What is expected: Write the data out again exactly, dropping any images it holds.

Stored data:
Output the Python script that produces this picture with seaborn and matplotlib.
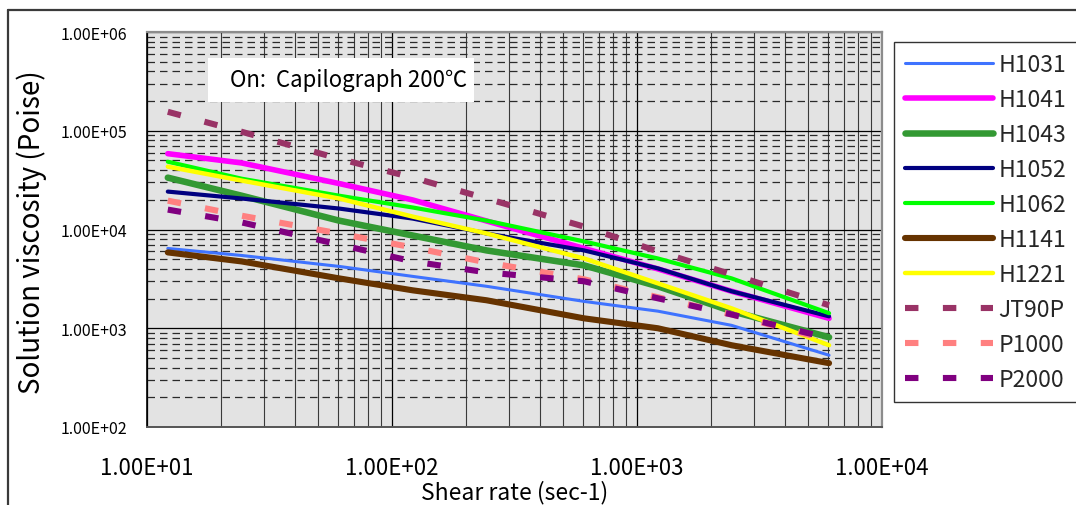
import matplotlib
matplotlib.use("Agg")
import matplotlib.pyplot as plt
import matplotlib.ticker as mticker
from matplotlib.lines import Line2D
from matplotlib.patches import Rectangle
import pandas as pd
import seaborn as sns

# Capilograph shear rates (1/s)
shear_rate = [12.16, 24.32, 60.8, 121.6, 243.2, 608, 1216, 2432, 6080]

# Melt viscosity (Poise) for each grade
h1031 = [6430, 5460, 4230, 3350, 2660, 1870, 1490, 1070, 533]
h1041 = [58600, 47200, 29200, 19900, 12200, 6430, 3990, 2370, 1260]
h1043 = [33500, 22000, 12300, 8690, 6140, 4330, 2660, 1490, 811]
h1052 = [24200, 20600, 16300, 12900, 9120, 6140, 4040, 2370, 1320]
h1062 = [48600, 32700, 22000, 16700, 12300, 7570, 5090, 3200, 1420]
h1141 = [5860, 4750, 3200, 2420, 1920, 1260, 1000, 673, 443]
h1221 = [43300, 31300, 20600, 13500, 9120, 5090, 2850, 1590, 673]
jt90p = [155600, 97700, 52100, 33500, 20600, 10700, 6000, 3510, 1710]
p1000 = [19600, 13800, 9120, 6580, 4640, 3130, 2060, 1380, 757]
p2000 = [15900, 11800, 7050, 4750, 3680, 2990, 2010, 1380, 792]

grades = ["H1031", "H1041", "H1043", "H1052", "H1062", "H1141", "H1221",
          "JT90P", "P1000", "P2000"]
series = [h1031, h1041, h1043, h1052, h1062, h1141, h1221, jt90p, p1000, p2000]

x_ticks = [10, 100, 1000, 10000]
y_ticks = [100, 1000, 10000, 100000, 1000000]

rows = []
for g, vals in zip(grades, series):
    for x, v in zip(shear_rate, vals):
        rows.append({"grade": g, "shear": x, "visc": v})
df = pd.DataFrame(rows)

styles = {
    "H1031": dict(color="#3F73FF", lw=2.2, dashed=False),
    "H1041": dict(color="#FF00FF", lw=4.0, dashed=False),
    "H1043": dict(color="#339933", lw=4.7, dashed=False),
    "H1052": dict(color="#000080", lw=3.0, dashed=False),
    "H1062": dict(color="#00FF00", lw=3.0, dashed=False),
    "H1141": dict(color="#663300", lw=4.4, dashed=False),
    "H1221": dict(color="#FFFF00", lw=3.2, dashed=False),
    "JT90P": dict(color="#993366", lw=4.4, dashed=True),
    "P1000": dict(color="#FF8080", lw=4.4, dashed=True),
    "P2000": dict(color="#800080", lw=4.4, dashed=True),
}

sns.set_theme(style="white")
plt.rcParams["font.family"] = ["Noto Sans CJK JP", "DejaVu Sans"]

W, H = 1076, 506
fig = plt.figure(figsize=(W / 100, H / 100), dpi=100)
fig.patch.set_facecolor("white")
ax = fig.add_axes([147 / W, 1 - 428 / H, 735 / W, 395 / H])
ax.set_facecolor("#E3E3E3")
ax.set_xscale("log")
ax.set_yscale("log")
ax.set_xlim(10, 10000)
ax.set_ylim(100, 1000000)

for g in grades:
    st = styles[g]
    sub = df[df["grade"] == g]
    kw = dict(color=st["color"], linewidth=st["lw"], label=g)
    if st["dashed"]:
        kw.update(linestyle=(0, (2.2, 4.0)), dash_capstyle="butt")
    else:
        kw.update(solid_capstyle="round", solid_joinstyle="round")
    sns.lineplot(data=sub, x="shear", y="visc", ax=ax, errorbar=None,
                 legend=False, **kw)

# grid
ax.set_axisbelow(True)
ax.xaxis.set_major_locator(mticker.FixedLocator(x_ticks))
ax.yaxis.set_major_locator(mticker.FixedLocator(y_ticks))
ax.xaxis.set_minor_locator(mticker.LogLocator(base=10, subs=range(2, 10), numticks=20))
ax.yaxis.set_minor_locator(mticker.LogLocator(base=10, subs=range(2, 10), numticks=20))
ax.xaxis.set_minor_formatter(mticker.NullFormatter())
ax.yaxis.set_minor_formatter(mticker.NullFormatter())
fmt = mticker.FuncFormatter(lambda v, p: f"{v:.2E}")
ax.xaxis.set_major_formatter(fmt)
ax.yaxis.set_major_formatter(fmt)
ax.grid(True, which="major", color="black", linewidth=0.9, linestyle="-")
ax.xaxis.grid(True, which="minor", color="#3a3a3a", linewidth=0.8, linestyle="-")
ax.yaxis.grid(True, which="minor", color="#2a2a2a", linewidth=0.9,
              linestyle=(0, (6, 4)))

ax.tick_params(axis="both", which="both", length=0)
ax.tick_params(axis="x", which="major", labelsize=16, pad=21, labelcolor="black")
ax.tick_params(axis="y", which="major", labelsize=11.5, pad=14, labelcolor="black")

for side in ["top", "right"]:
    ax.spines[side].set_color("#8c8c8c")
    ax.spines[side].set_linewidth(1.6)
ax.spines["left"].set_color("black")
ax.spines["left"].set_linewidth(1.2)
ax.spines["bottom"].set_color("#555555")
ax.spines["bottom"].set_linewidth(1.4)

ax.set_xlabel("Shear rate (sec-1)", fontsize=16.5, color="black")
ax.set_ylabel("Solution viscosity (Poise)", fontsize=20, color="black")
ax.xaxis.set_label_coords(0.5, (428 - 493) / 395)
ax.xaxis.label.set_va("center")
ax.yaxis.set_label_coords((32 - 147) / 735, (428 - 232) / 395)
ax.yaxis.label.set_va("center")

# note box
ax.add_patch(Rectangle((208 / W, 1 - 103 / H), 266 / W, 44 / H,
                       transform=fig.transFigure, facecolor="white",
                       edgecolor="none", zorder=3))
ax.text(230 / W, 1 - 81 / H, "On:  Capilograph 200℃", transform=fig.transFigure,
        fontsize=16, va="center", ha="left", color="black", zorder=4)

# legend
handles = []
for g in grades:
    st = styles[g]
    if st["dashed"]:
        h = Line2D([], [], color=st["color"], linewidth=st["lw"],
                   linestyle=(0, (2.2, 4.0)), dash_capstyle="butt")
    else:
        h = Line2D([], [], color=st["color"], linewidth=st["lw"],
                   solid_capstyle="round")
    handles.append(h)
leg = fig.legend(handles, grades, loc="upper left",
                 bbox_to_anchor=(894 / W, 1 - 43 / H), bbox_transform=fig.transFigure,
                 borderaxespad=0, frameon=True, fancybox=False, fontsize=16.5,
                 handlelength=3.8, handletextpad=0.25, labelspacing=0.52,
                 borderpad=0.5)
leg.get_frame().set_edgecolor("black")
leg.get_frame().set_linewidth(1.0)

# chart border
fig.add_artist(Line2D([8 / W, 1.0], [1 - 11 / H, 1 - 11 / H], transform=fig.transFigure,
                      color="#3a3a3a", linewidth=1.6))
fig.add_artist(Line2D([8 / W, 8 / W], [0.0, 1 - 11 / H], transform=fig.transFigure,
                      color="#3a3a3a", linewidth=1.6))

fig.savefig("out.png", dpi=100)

Full solution:
Output the Python script that produces this picture with seaborn and matplotlib.
import matplotlib
matplotlib.use("Agg")
import matplotlib.pyplot as plt
import matplotlib.ticker as mticker
from matplotlib.lines import Line2D
from matplotlib.patches import Rectangle
import pandas as pd
import seaborn as sns

# Capilograph shear rates (1/s)
shear_rate = [12.16, 24.32, 60.8, 121.6, 243.2, 608, 1216, 2432, 6080]

# Melt viscosity (Poise) for each grade
h1031 = [6430, 5460, 4230, 3350, 2660, 1870, 1490, 1070, 533]
h1041 = [58600, 47200, 29200, 19900, 12200, 6430, 3990, 2370, 1260]
h1043 = [33500, 22000, 12300, 8690, 6140, 4330, 2660, 1490, 811]
h1052 = [24200, 20600, 16300, 12900, 9120, 6140, 4040, 2370, 1320]
h1062 = [48600, 32700, 22000, 16700, 12300, 7570, 5090, 3200, 1420]
h1141 = [5860, 4750, 3200, 2420, 1920, 1260, 1000, 673, 443]
h1221 = [43300, 31300, 20600, 13500, 9120, 5090, 2850, 1590, 673]
jt90p = [155600, 97700, 52100, 33500, 20600, 10700, 6000, 3510, 1710]
p1000 = [19600, 13800, 9120, 6580, 4640, 3130, 2060, 1380, 757]
p2000 = [15900, 11800, 7050, 4750, 3680, 2990, 2010, 1380, 792]

grades = ["H1031", "H1041", "H1043", "H1052", "H1062", "H1141", "H1221",
          "JT90P", "P1000", "P2000"]
series = [h1031, h1041, h1043, h1052, h1062, h1141, h1221, jt90p, p1000, p2000]

x_ticks = [10, 100, 1000, 10000]
y_ticks = [100, 1000, 10000, 100000, 1000000]

rows = []
for g, vals in zip(grades, series):
    for x, v in zip(shear_rate, vals):
        rows.append({"grade": g, "shear": x, "visc": v})
df = pd.DataFrame(rows)

styles = {
    "H1031": dict(color="#3F73FF", lw=2.2, dashed=False),
    "H1041": dict(color="#FF00FF", lw=4.0, dashed=False),
    "H1043": dict(color="#339933", lw=4.7, dashed=False),
    "H1052": dict(color="#000080", lw=3.0, dashed=False),
    "H1062": dict(color="#00FF00", lw=3.0, dashed=False),
    "H1141": dict(color="#663300", lw=4.4, dashed=False),
    "H1221": dict(color="#FFFF00", lw=3.2, dashed=False),
    "JT90P": dict(color="#993366", lw=4.4, dashed=True),
    "P1000": dict(color="#FF8080", lw=4.4, dashed=True),
    "P2000": dict(color="#800080", lw=4.4, dashed=True),
}

sns.set_theme(style="white")
plt.rcParams["font.family"] = ["Noto Sans CJK JP", "DejaVu Sans"]

W, H = 1076, 506
fig = plt.figure(figsize=(W / 100, H / 100), dpi=100)
fig.patch.set_facecolor("white")
ax = fig.add_axes([147 / W, 1 - 428 / H, 735 / W, 395 / H])
ax.set_facecolor("#E3E3E3")
ax.set_xscale("log")
ax.set_yscale("log")
ax.set_xlim(10, 10000)
ax.set_ylim(100, 1000000)

for g in grades:
    st = styles[g]
    sub = df[df["grade"] == g]
    kw = dict(color=st["color"], linewidth=st["lw"], label=g)
    if st["dashed"]:
        kw.update(linestyle=(0, (2.2, 4.0)), dash_capstyle="butt")
    else:
        kw.update(solid_capstyle="round", solid_joinstyle="round")
    sns.lineplot(data=sub, x="shear", y="visc", ax=ax, errorbar=None,
                 legend=False, **kw)

# grid
ax.set_axisbelow(True)
ax.xaxis.set_major_locator(mticker.FixedLocator(x_ticks))
ax.yaxis.set_major_locator(mticker.FixedLocator(y_ticks))
ax.xaxis.set_minor_locator(mticker.LogLocator(base=10, subs=range(2, 10), numticks=20))
ax.yaxis.set_minor_locator(mticker.LogLocator(base=10, subs=range(2, 10), numticks=20))
ax.xaxis.set_minor_formatter(mticker.NullFormatter())
ax.yaxis.set_minor_formatter(mticker.NullFormatter())
fmt = mticker.FuncFormatter(lambda v, p: f"{v:.2E}")
ax.xaxis.set_major_formatter(fmt)
ax.yaxis.set_major_formatter(fmt)
ax.grid(True, which="major", color="black", linewidth=0.9, linestyle="-")
ax.xaxis.grid(True, which="minor", color="#3a3a3a", linewidth=0.8, linestyle="-")
ax.yaxis.grid(True, which="minor", color="#2a2a2a", linewidth=0.9,
              linestyle=(0, (6, 4)))

ax.tick_params(axis="both", which="both", length=0)
ax.tick_params(axis="x", which="major", labelsize=16, pad=21, labelcolor="black")
ax.tick_params(axis="y", which="major", labelsize=11.5, pad=14, labelcolor="black")

for side in ["top", "right"]:
    ax.spines[side].set_color("#8c8c8c")
    ax.spines[side].set_linewidth(1.6)
ax.spines["left"].set_color("black")
ax.spines["left"].set_linewidth(1.2)
ax.spines["bottom"].set_color("#555555")
ax.spines["bottom"].set_linewidth(1.4)

ax.set_xlabel("Shear rate (sec-1)", fontsize=16.5, color="black")
ax.set_ylabel("Solution viscosity (Poise)", fontsize=20, color="black")
ax.xaxis.set_label_coords(0.5, (428 - 493) / 395)
ax.xaxis.label.set_va("center")
ax.yaxis.set_label_coords((32 - 147) / 735, (428 - 232) / 395)
ax.yaxis.label.set_va("center")

# note box
ax.add_patch(Rectangle((208 / W, 1 - 103 / H), 266 / W, 44 / H,
                       transform=fig.transFigure, facecolor="white",
                       edgecolor="none", zorder=3))
ax.text(230 / W, 1 - 81 / H, "On:  Capilograph 200℃", transform=fig.transFigure,
        fontsize=16, va="center", ha="left", color="black", zorder=4)

# legend
handles = []
for g in grades:
    st = styles[g]
    if st["dashed"]:
        h = Line2D([], [], color=st["color"], linewidth=st["lw"],
                   linestyle=(0, (2.2, 4.0)), dash_capstyle="butt")
    else:
        h = Line2D([], [], color=st["color"], linewidth=st["lw"],
                   solid_capstyle="round")
    handles.append(h)
leg = fig.legend(handles, grades, loc="upper left",
                 bbox_to_anchor=(894 / W, 1 - 43 / H), bbox_transform=fig.transFigure,
                 borderaxespad=0, frameon=True, fancybox=False, fontsize=16.5,
                 handlelength=3.8, handletextpad=0.25, labelspacing=0.52,
                 borderpad=0.5)
leg.get_frame().set_edgecolor("black")
leg.get_frame().set_linewidth(1.0)

# chart border
fig.add_artist(Line2D([8 / W, 1.0], [1 - 11 / H, 1 - 11 / H], transform=fig.transFigure,
                      color="#3a3a3a", linewidth=1.6))
fig.add_artist(Line2D([8 / W, 8 / W], [0.0, 1 - 11 / H], transform=fig.transFigure,
                      color="#3a3a3a", linewidth=1.6))

fig.savefig("out.png", dpi=100)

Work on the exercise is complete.